■ **TASK**
Start at the top of the records and, please, print each line exactly through the line that contains "import plotly.graph_objects as go", leaving out all pictures.

--- Start of RECORD EXCERPTS ---

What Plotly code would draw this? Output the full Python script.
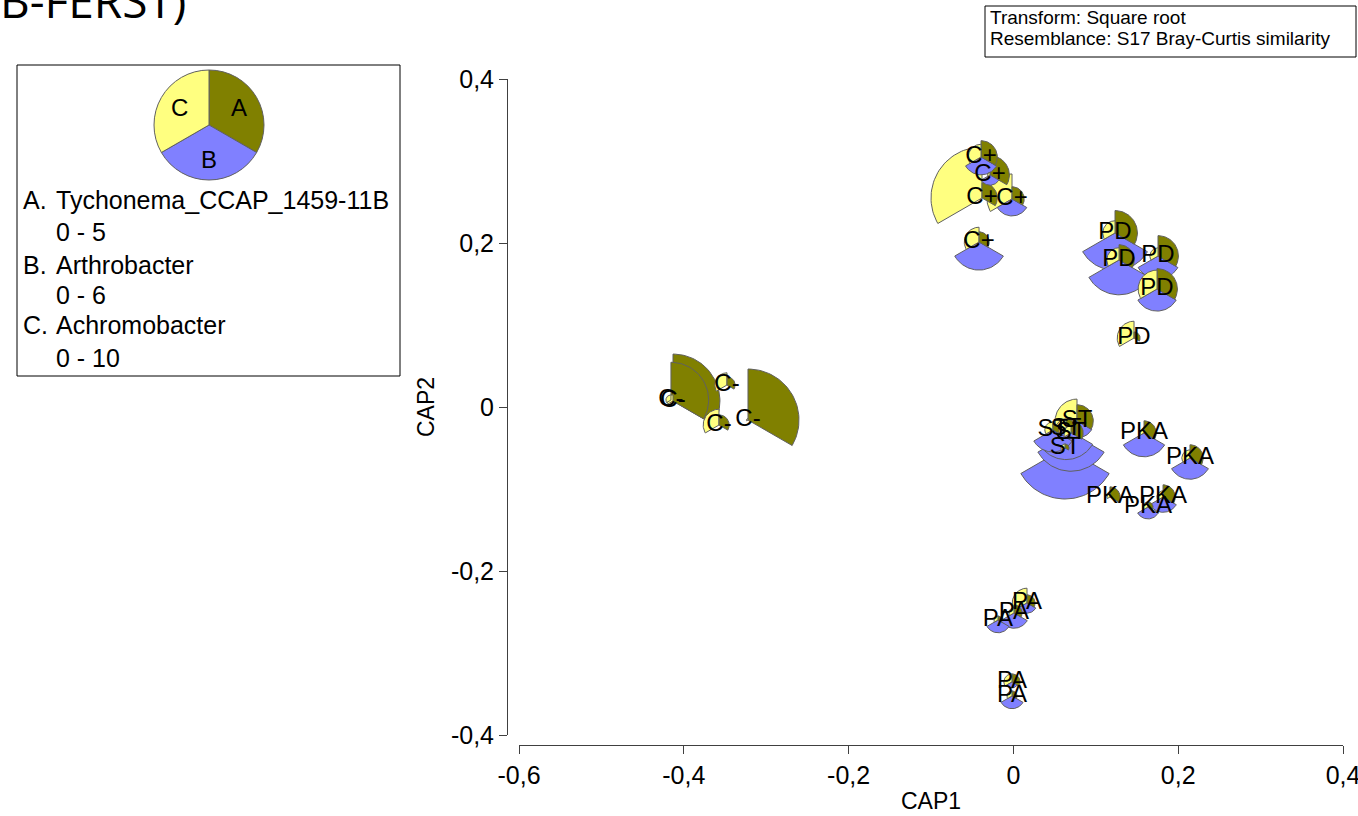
import numpy as np
import plotly.graph_objects as go

# ---------------- data ----------------
groups = ["C+", "C+", "C+", "C+", "C+",
          "PD", "PD", "PD", "PD", "PD",
          "C-", "C-", "C-", "C-", "C-",
          "ST", "ST", "ST", "ST", "ST",
          "PKA", "PKA", "PKA", "PKA", "PKA",
          "PA", "PA", "PA", "PA", "PA"]
cap1 = [-0.0381, -0.0393, -0.0284, -0.0017, -0.0417,
        0.1233, 0.1282, 0.1755, 0.1743, 0.1464,
        -0.4131, -0.4156, -0.3476, -0.3573, -0.3221,
        0.0772, 0.0480, 0.0699, 0.0626, 0.0639,
        0.1585, 0.2143, 0.1172, 0.1816, 0.1633,
        -0.0187, 0.0007, 0.0165, -0.0017, -0.0017]
cap2 = [0.2549, 0.3049, 0.2829, 0.2537, 0.2012,
        0.2122, 0.1793, 0.1841, 0.1439, 0.0841,
        0.0073, 0.0085, 0.0268, -0.0220, -0.0159,
        -0.0171, -0.0280, -0.0317, -0.0500, -0.0268,
        -0.0317, -0.0622, -0.1098, -0.1098, -0.1220,
        -0.2598, -0.2512, -0.2390, -0.3354, -0.3524]
tychonema = [1.5, 1.6, 1.9, 1.2, 1.0,
             2.2, 1.5, 2.0, 2.0, 0.6,
             4.6, 3.7, 0.8, 1.0, 5.0,
             1.6, 0.6, 1.2, 0.4, 1.0,
             1.2, 1.3, 1.0, 1.2, 0.5,
             0.4, 0.8, 0.8, 0.8, 0.5]
arthrobacter = [0.0, 2.1, 1.2, 2.0, 3.3,
                4.4, 4.1, 2.7, 2.6, 0.0,
                0.0, 0.0, 0.0, 0.0, 0.0,
                2.0, 2.6, 4.5, 6.0, 3.6,
                2.8, 2.5, 0.0, 1.8, 1.4,
                1.5, 1.8, 1.2, 0.7, 1.5]
achromobacter = [10.0, 2.5, 0.5, 4.9, 2.9,
                 2.4, 2.4, 1.6, 3.7, 3.3,
                 1.2, 1.0, 2.4, 3.1, 0.3,
                 4.3, 1.6, 1.4, 0.8, 2.0,
                 0.8, 1.6, 0.6, 1.2, 1.0,
                 0.8, 1.0, 2.9, 1.6, 1.0]

var_letters = ["A", "B", "C"]
var_names = ["Tychonema_CCAP_1459-11B", "Arthrobacter", "Achromobacter"]
var_max = [5, 6, 10]
var_colors = ["#808000", "#8080FF", "#FFFF80"]
x_ticks = [-0.6, -0.4, -0.2, 0, 0.2, 0.4]
x_ticktext = ["-0,6", "-0,4", "-0,2", "0", "0,2", "0,4"]
y_ticks = [-0.4, -0.2, 0, 0.2, 0.4]
y_ticktext = ["-0,4", "-0,2", "0", "0,2", "0,4"]

# ---------------- layout geometry ----------------
W, H = 1358, 816
XR = [-0.6, 0.4]
YR = [-0.4, 0.4]
xdom = [519 / W, 1343 / W]
ydom = [1 - 735 / H, 1 - 79 / H]
px_per_x = (xdom[1] - xdom[0]) * W / (XR[1] - XR[0])
px_per_y = (ydom[1] - ydom[0]) * H / (YR[1] - YR[0])
RMAX_PX = 51.0
FONT = "Liberation Sans, Arial, sans-serif"

# sector angles (math degrees, clockwise from 12 o'clock)
sector_angles = [(90, -30), (-30, -150), (-150, -270)]

fig = go.Figure()

sectors = []
values = [tychonema, arthrobacter, achromobacter]
for i in range(len(groups)):
    for k in range(3):
        v = values[k][i]
        if v <= 0:
            continue
        r = RMAX_PX * v / var_max[k]
        sectors.append((r, i, k))
sectors.sort(key=lambda s: -s[0])

for r, i, k in sectors:
    a0, a1 = sector_angles[k]
    t = np.radians(np.linspace(a0, a1, 41))
    xs = np.concatenate([[cap1[i]], cap1[i] + r * np.cos(t) / px_per_x, [cap1[i]]])
    ys = np.concatenate([[cap2[i]], cap2[i] + r * np.sin(t) / px_per_y, [cap2[i]]])
    fig.add_trace(go.Scatter(x=xs, y=ys, mode="lines", fill="toself",
                             fillcolor=var_colors[k],
                             line=dict(color="#606060", width=1),
                             hoverinfo="skip", showlegend=False))

fig.add_trace(go.Scatter(x=cap1, y=cap2, mode="text", text=groups,
                         textposition="middle center",
                         textfont=dict(family=FONT, size=24, color="black"),
                         hoverinfo="skip", showlegend=False))

# legend pie
PIE_CX, PIE_CY, PIE_R = 209, 125, 55
fig.add_trace(go.Pie(values=[1, 1, 1], labels=var_letters, sort=False,
                     direction="clockwise", rotation=0,
                     marker=dict(colors=var_colors, line=dict(color="#606060", width=1)),
                     textinfo="none",
                     domain=dict(x=[(PIE_CX - PIE_R) / W, (PIE_CX + PIE_R) / W],
                                 y=[1 - (PIE_CY + PIE_R) / H, 1 - (PIE_CY - PIE_R) / H]),
                     hoverinfo="skip", showlegend=False))

annotations = []
for k, lab in enumerate(var_letters):
    a0, a1 = sector_angles[k]
    am = np.radians((a0 + a1) / 2)
    annotations.append(dict(x=(PIE_CX + 0.62 * PIE_R * np.cos(am)) / W,
                            y=1 - (PIE_CY - 0.62 * PIE_R * np.sin(am)) / H,
                            xref="paper", yref="paper", text=lab, showarrow=False,
                            xanchor="center", yanchor="middle",
                            font=dict(family=FONT, size=24, color="black")))

legend_rows = [(var_letters[0] + ".", var_names[0], "%d - %d" % (0, var_max[0])),
               (var_letters[1] + ".", var_names[1], "%d - %d" % (0, var_max[1])),
               (var_letters[2] + ".", var_names[2], "%d - %d" % (0, var_max[2]))]
row_y = [(200, 232), (265, 295), (325, 358)]
for (lab, name, rng), (y1, y2) in zip(legend_rows, row_y):
    annotations.append(dict(x=21 / W, y=1 - y1 / H, xref="paper", yref="paper",
                            text=lab, showarrow=False, xanchor="left", yanchor="middle",
                            font=dict(family=FONT, size=25, color="black")))
    annotations.append(dict(x=54 / W, y=1 - y1 / H, xref="paper", yref="paper",
                            text=name, showarrow=False, xanchor="left", yanchor="middle",
                            font=dict(family=FONT, size=25, color="black")))
    annotations.append(dict(x=54 / W, y=1 - y2 / H, xref="paper", yref="paper",
                            text=rng, showarrow=False, xanchor="left", yanchor="middle",
                            font=dict(family=FONT, size=25, color="black")))

annotations.append(dict(x=988 / W, y=1 - 17 / H, xref="paper", yref="paper",
                        text="Transform: Square root", showarrow=False,
                        xanchor="left", yanchor="middle",
                        font=dict(family=FONT, size=19, color="black")))
annotations.append(dict(x=988 / W, y=1 - 38 / H, xref="paper", yref="paper",
                        text="Resemblance: S17 Bray-Curtis similarity", showarrow=False,
                        xanchor="left", yanchor="middle",
                        font=dict(family=FONT, size=19, color="black")))
annotations.append(dict(x=-2 / W, y=1 - 33 / H, xref="paper", yref="paper",
                        text="B-FERST)", showarrow=False,
                        xanchor="left", yanchor="bottom",
                        font=dict(family="Open Sans, sans-serif", size=46, color="black")))

shapes = [
    dict(type="rect", xref="paper", yref="paper", x0=17 / W, x1=400 / W,
         y0=1 - 376 / H, y1=1 - 65 / H, line=dict(color="black", width=1)),
    dict(type="rect", xref="paper", yref="paper", x0=985 / W, x1=1356 / W,
         y0=1 - 57 / H, y1=1 - 6 / H, line=dict(color="black", width=1)),
]

fig.update_layout(
    width=W, height=H,
    margin=dict(l=0, r=0, t=0, b=0, pad=0, autoexpand=False),
    paper_bgcolor="white", plot_bgcolor="white",
    showlegend=False,
    font=dict(family=FONT, color="black"),
    xaxis=dict(domain=xdom, range=XR, anchor="free", position=1 - 745 / H,
               showgrid=False, zeroline=False, showline=True, linecolor="#404040",
               linewidth=1, ticks="outside", ticklen=8, tickcolor="#404040",
               tickvals=x_ticks, ticktext=x_ticktext, automargin=False,
               ticklabeloverflow="allow",
               tickfont=dict(family=FONT, size=25, color="black"),
               title=dict(text="CAP1", font=dict(family=FONT, size=23, color="black"),
                          standoff=4)),
    yaxis=dict(domain=ydom, range=YR, anchor="free", position=507 / W,
               showgrid=False, zeroline=False, showline=True, linecolor="#404040",
               linewidth=1, ticks="outside", ticklen=8, tickcolor="#404040",
               tickvals=y_ticks, ticktext=y_ticktext, automargin=False,
               ticklabeloverflow="allow",
               tickfont=dict(family=FONT, size=25, color="black"),
               title=dict(text="CAP2", font=dict(family=FONT, size=23, color="black"),
                          standoff=8)),
    annotations=annotations,
    shapes=shapes,
)

fig.write_html("out.html", config={"displayModeBar": False},
               post_script="document.body.style.margin='0';document.body.style.overflow='hidden';")
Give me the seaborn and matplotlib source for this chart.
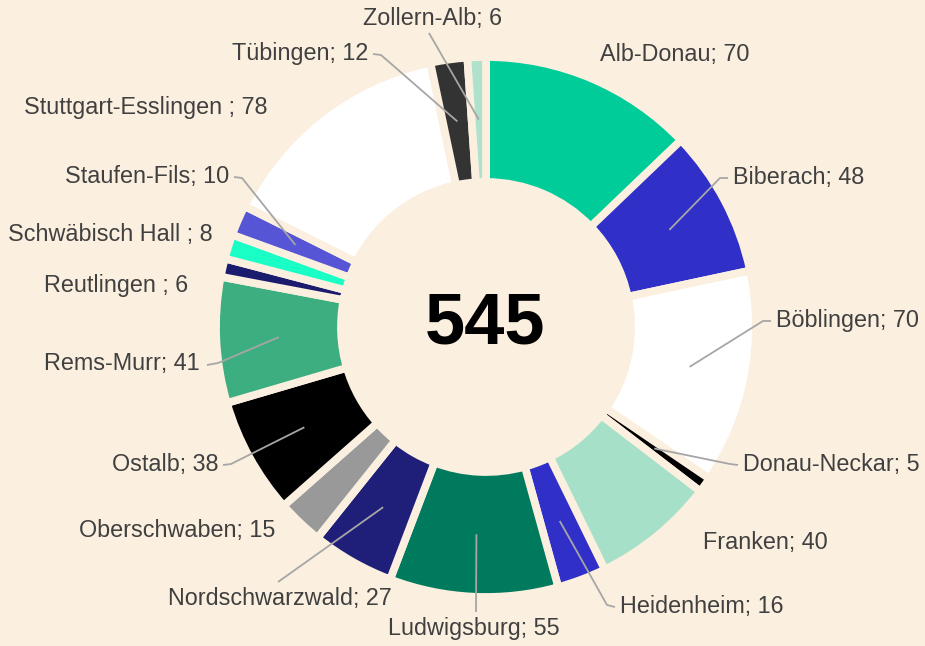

--- End of RECORD EXCERPTS ---

■ **THE ANSWER**
What Plotly code would draw this? Output the full Python script.
import numpy as np
import plotly.graph_objects as go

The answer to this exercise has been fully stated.